Food consumption is the single most important
determinant of good health. In India, as in many countries, food
security has been one of the most important and central objectives of
economic planning since the country’s independence. It is considered
the cornerstone of India’s economic and political independence and
food security is therefore a question of national sovereignty.
This is all the more crucial as chronic hunger and
malnutrition is widespread in India. There are some 320 million poor
people in India. For almost 90 percent of Indians, the share of income
that goes to buy food is more than 50 percent. For the poorest 50
percent of the population, expenditure on food is over 70 percent of
income. Thus, any food scarcity or a rise of food prices will have a
grave impact on food consumption; similarly any fall in wages will have
adverse consequences on food intake. Food scarcity affects women more
and threats to food security will have a grave and immediate impact on
women’s health (Ibid: 43-44).
On the other hand, there are some Third World
countries who are net importers of food; as subsidies for food
production are progressively reduced in the North, this could result in
a price increase in their food exports and poor countries who rely on
food imports may face rising import bills, especially when many of the
Third World countries suffer from lack of foreign exchange problems.
This would threaten their food security which is made worse by the fact
that food aid to the poor countries have seen a steady decline; between
1987 and 1997 food aid shipments were halved from 12.7 million tons to
5.43 million tons (Raghavan C. December ’98 - January ’99).

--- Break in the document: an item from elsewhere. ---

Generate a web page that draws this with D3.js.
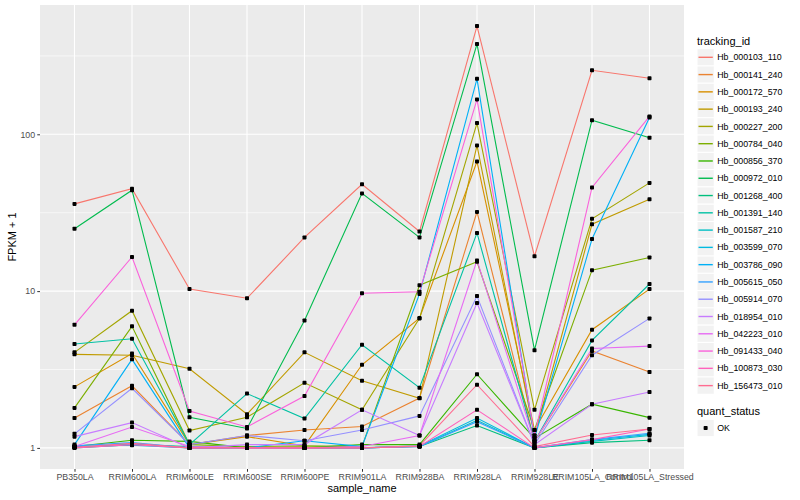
<!DOCTYPE html>
<html><head><meta charset="utf-8">
<script src="https://cdn.jsdelivr.net/npm/d3@7"></script>
<style>body{margin:0;background:#fff}</style></head>
<body>
<svg id="c" width="800" height="500"></svg>
<script>
const categories = ["PB350LA","RRIM600LA","RRIM600LE","RRIM600SE","RRIM600PE","RRIM901LA","RRIM928BA","RRIM928LA","RRIM928LE","RRIM105LA_Control","RRIM105LA_Stressed"];
const trackingIds = ["Hb_000103_110","Hb_000141_240","Hb_000172_570","Hb_000193_240","Hb_000227_200","Hb_000784_040","Hb_000856_370","Hb_000972_010","Hb_001268_400","Hb_001391_140","Hb_001587_210","Hb_003599_070","Hb_003786_090","Hb_005615_050","Hb_005914_070","Hb_018954_010","Hb_042223_010","Hb_091433_040","Hb_100873_030","Hb_156473_010"];
const seriesColors = ["#F8766D","#EA8331","#D89000","#C09B00","#A3A500","#7CAE00","#39B600","#00BB4E","#00BF7D","#00C1A3","#00BFC4","#00BAE0","#00B0F6","#35A2FF","#9590FF","#C77CFF","#E76BF3","#FA62DB","#FF62BC","#FF6C91"];
// FPKM + 1 per tracking id, in category order
const seriesValues = [
  [36, 45, 10.3, 9.0, 22, 48, 24, 490, 16.7, 256, 228],
  [1.55, 2.49, 1.05, 1.2, 1.30, 1.37, 2.08, 32, 1.1, 4.15, 3.05],
  [2.45, 4.0, 1.05, 1.18, 1.03, 3.39, 6.73, 67, 1.3, 5.67, 10.3],
  [3.95, 3.9, 3.2, 1.64, 4.07, 2.68, 2.07, 85, 1.2, 26.7, 38.5],
  [4.07, 7.5, 1.29, 1.57, 2.6, 1.75, 6.7, 118, 1.75, 28.9, 49],
  [1.8, 5.96, 1.05, 1.02, 1.03, 1.02, 10.9, 15.4, 1.3, 13.6, 16.4],
  [1.02, 1.12, 1.1, 1.0, 1.0, 1.05, 1.05, 2.95, 1.15, 1.9, 1.56],
  [25, 44, 1.57, 1.33, 6.5, 42, 22, 376, 4.2, 123, 95],
  [1.0, 1.05, 1.02, 1.0, 1.0, 1.0, 1.02, 1.39, 1.0, 1.08, 1.12],
  [4.6, 4.97, 1.05, 2.22, 1.54, 4.55, 2.42, 23.5, 1.1, 4.85, 11.1],
  [1.01, 1.06, 1.0, 1.0, 1.0, 1.0, 1.02, 1.5, 1.0, 1.1, 1.2],
  [1.02, 1.04, 1.0, 1.0, 1.0, 1.0, 1.03, 1.55, 1.0, 1.12, 1.22],
  [1.05, 3.67, 1.0, 1.0, 1.11, 1.02, 9.6, 226, 1.15, 21.5, 128],
  [1.03, 1.08, 1.0, 1.0, 1.0, 1.0, 1.02, 1.47, 1.0, 1.13, 1.24],
  [1.23, 2.4, 1.05, 1.2, 1.11, 1.3, 1.6, 9.3, 1.05, 3.9, 6.7],
  [1.18, 1.45, 1.0, 1.05, 1.05, 1.75, 1.2, 8.4, 1.05, 1.9, 2.27],
  [1.02, 1.36, 1.02, 1.0, 1.0, 1.02, 1.2, 15.7, 1.1, 4.31, 4.46],
  [6.1, 16.5, 1.72, 1.36, 2.14, 9.7, 9.9, 167, 1.2, 45.8, 130],
  [1.0, 1.05, 1.0, 1.0, 1.0, 1.0, 1.02, 1.75, 1.0, 1.13, 1.32],
  [1.01, 1.07, 1.0, 1.0, 1.0, 1.0, 1.03, 2.53, 1.02, 1.21, 1.32]
];
const yTicks = [1, 10, 100];
const yMinor = [Math.pow(10,0.5), Math.pow(10,1.5), Math.pow(10,2.5)];
const statusLevels = ["OK"];

const font = "'Liberation Sans', Arial, Helvetica, sans-serif";
const svg = d3.select("#c").style("font-family", font);
const P = {left: 40, right: 684, top: 5, bottom: 469};

const x = d3.scalePoint().domain(categories).range([P.left, P.right]).padding(0.6);
const all = seriesValues.flat();
const lmin = Math.log10(d3.min(all)), lmax = Math.log10(d3.max(all));
const ex = (lmax - lmin) * 0.05;
const y = d3.scaleLog().domain([Math.pow(10, lmin - ex), Math.pow(10, lmax + ex)]).range([P.bottom, P.top]);

svg.append("rect").attr("width", 800).attr("height", 500).attr("fill", "#fff");
svg.append("rect").attr("x", P.left).attr("y", P.top).attr("width", P.right - P.left).attr("height", P.bottom - P.top).attr("fill", "#EBEBEB");

const g = svg.append("g");
g.selectAll(".ymin").data(yMinor).join("line")
  .attr("x1", P.left).attr("x2", P.right).attr("y1", d => y(d)).attr("y2", d => y(d))
  .attr("stroke", "#fff").attr("stroke-width", 0.6);
g.selectAll(".ymaj").data(yTicks).join("line")
  .attr("x1", P.left).attr("x2", P.right).attr("y1", d => y(d)).attr("y2", d => y(d))
  .attr("stroke", "#fff").attr("stroke-width", 1.1);
g.selectAll(".xmaj").data(categories).join("line")
  .attr("y1", P.top).attr("y2", P.bottom).attr("x1", d => x(d)).attr("x2", d => x(d))
  .attr("stroke", "#fff").attr("stroke-width", 1.1);

const line = d3.line().x((d, i) => x(categories[i])).y(d => y(d));
svg.append("g").selectAll("path").data(seriesValues).join("path")
  .attr("d", line).attr("fill", "none")
  .attr("stroke", (d, i) => seriesColors[i]).attr("stroke-width", 1.1);

const pts = [];
seriesValues.forEach(s => s.forEach((v, i) => pts.push({c: categories[i], v})));
svg.append("g").selectAll("rect").data(pts).join("rect")
  .attr("x", d => x(d.c) - 2).attr("y", d => y(d.v) - 2)
  .attr("width", 4).attr("height", 4).attr("rx", 0.8).attr("fill", "#000");

// axes
const ax = svg.append("g").attr("transform", `translate(${P.left},0)`)
  .call(d3.axisLeft(y).tickValues(yTicks).tickFormat(d3.format("d")).tickSize(2.75).tickPadding(2.2));
const bx = svg.append("g").attr("transform", `translate(0,${P.bottom})`)
  .call(d3.axisBottom(x).tickSize(2.75).tickPadding(2.2));
[ax, bx].forEach(a => {
  a.select(".domain").remove();
  a.selectAll(".tick line").attr("stroke", "#333").attr("stroke-width", 1);
  a.selectAll(".tick text").attr("fill", "#4D4D4D").style("font-size", "8.8px").style("font-family", font);
});

svg.append("text").attr("x", (P.left + P.right) / 2).attr("y", 492)
  .attr("text-anchor", "middle").style("font-size", "11px").text("sample_name");
svg.append("text").attr("transform", `translate(16,${(P.top + P.bottom) / 2}) rotate(-90)`)
  .attr("text-anchor", "middle").style("font-size", "11px").text("FPKM + 1");

// legend: tracking_id
const L = {x: 697, y0: 57.3, step: 17.28, k: 17.28};
svg.append("text").attr("x", L.x).attr("y", 44.5).style("font-size", "11px").text("tracking_id");
const lg = svg.append("g").selectAll("g").data(trackingIds).join("g")
  .attr("transform", (d, i) => `translate(${L.x},${L.y0 + i * L.step})`);
lg.append("rect").attr("x", 0).attr("y", -L.k / 2).attr("width", L.k).attr("height", L.k)
  .attr("fill", "#F2F2F2").attr("stroke", "#fff").attr("stroke-width", 1);
lg.append("line").attr("x1", 1.5).attr("x2", L.k - 1.5).attr("y1", 0).attr("y2", 0)
  .attr("stroke", (d, i) => seriesColors[i]).attr("stroke-width", 1.4);
lg.append("text").attr("x", L.k + 3).attr("y", 3.1).style("font-size", "8.8px").text(d => d);

// legend: quant_status
svg.append("text").attr("x", L.x).attr("y", 415).style("font-size", "11px").text("quant_status");
const sg = svg.append("g").selectAll("g").data(statusLevels).join("g")
  .attr("transform", (d, i) => `translate(${L.x},${428 + i * L.step})`);
sg.append("rect").attr("x", 0).attr("y", -L.k / 2).attr("width", L.k).attr("height", L.k)
  .attr("fill", "#F2F2F2").attr("stroke", "#fff").attr("stroke-width", 1);
sg.append("rect").attr("x", L.k / 2 - 2).attr("y", -2).attr("width", 4).attr("height", 4).attr("rx", 0.8).attr("fill", "#000");
sg.append("text").attr("x", L.k + 3).attr("y", 3.1).style("font-size", "8.8px").text(d => d);
</script>
</body></html>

With the implementation of AOA, the adverse social
impacts which resulted with the first round of liberalisation under SAPs
will only worsen. Allowing the free forces of the market to operate in
agriculture will threaten the food security of farmers in the Third
World. Cheap subsidised food imports will destroy farmers livelihoods,
displace communities and create rural unemployment; increased reliance
on food imports undermines a nation’s food security; and poverty,
hunger and starvation can only worsen for the majority of small farmers.